For William Walker, it was the soundtracks of movies such as "Star Wars" and "Indiana Jones"—not their big-budget action sequences and explosions—that enamored him. As a child, his mother, Romaine Richards Walker, took him to the Mississippi Symphony Orchestra's Halloween concert at Thalia Mara Hall. There, among the expressive harmonies of songs he did not yet know, his lifelong ambition of being a conductor was born.

A musical talent in cello, saxophone, orchestral French horn and bassoon, Walker left Murrah High School, where he was in the Power Academic and Performing Arts Complex program, in September 2009 to complete his senior year at Interlochen Arts Academy at the Interlochen Center for the Arts in Michigan. While there, Walker encountered classmates who had previous exposure on national radio, played for thousands in grand American theaters and traversed the globe with famed orchestras.

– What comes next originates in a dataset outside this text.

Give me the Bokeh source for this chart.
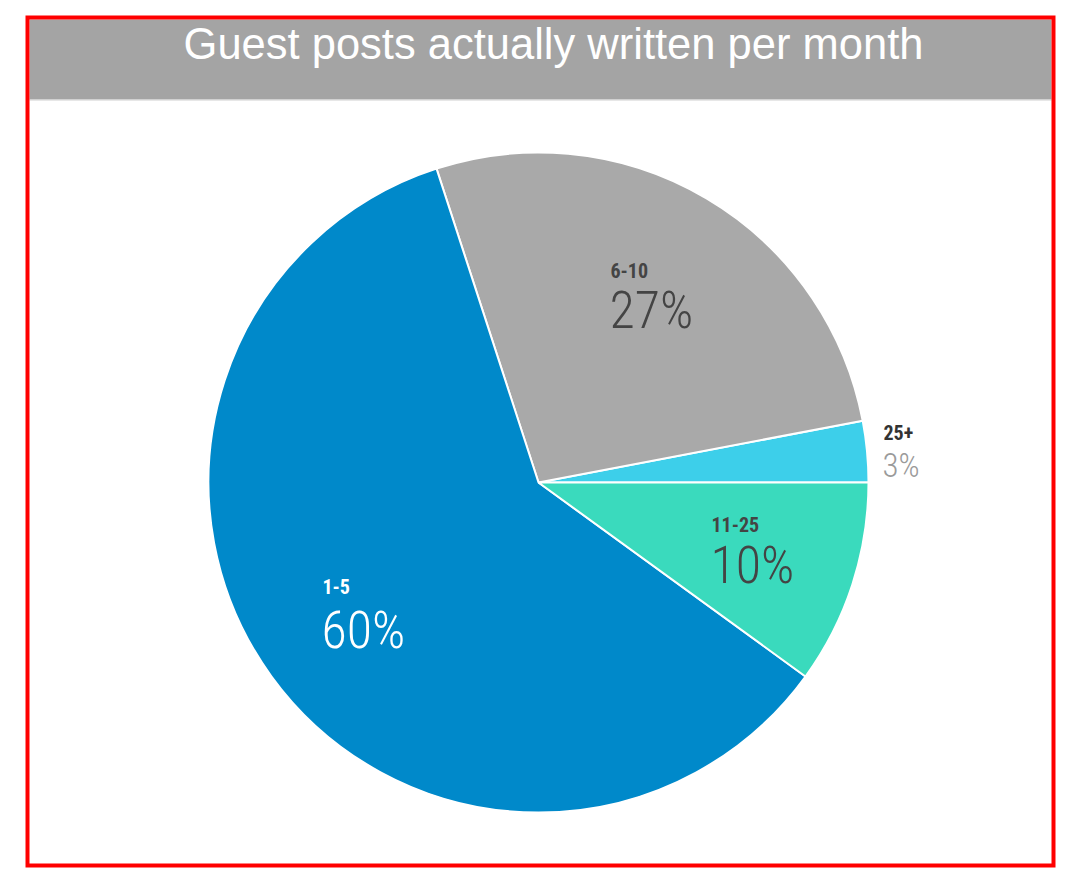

"I wouldn't call it a wake-up call, but it was something in that vein," Walker says.

To try and top the best cellists in the country, he brought a new approach to practicing. He set his metronome to 40 beats per minute, allowing him time to perfect the music at an early stage so that mistakes became infrequent later on. During the concert season, which was about three weeks long, Walker was first chair of the rotating cello section.

At only 20, he achieved his conducting dream while studying at Chicago College of Performing Arts in the fall of 2012. Wishing to make a conductor audition tape, he asked his classmates to help him out. With that, the Virtuoso Philharmonic of Chicago, one of the few orchestras in the world that people under 30 completely formed and manage, was born. With Walker at the helm, the philharmonic has performed for audiences in the hundreds all across Chicago. Before graduation, he led the search for his replacement.

The northeast Jackson native credits Bennett Randman, his private cello instructor while he attended school in Jackson, with stirring up his passion for cello performance.

Walker is now back in Jackson, where he lives with his mother and sister, Adria Walker, who is the Jackson Free Press' editorial assistant. Through each stage of his musical education, which may next include Royal College of Music in London, Walker says he has gained expertise and connections. Since he was in high school, he has dreamed of founding an international boarding high-school conservatory for music in Mississippi.

"That's the long-term goal, so that the most gifted people in Mississippi can stay in (the state) to study with the greatest players in the nation," Walker says.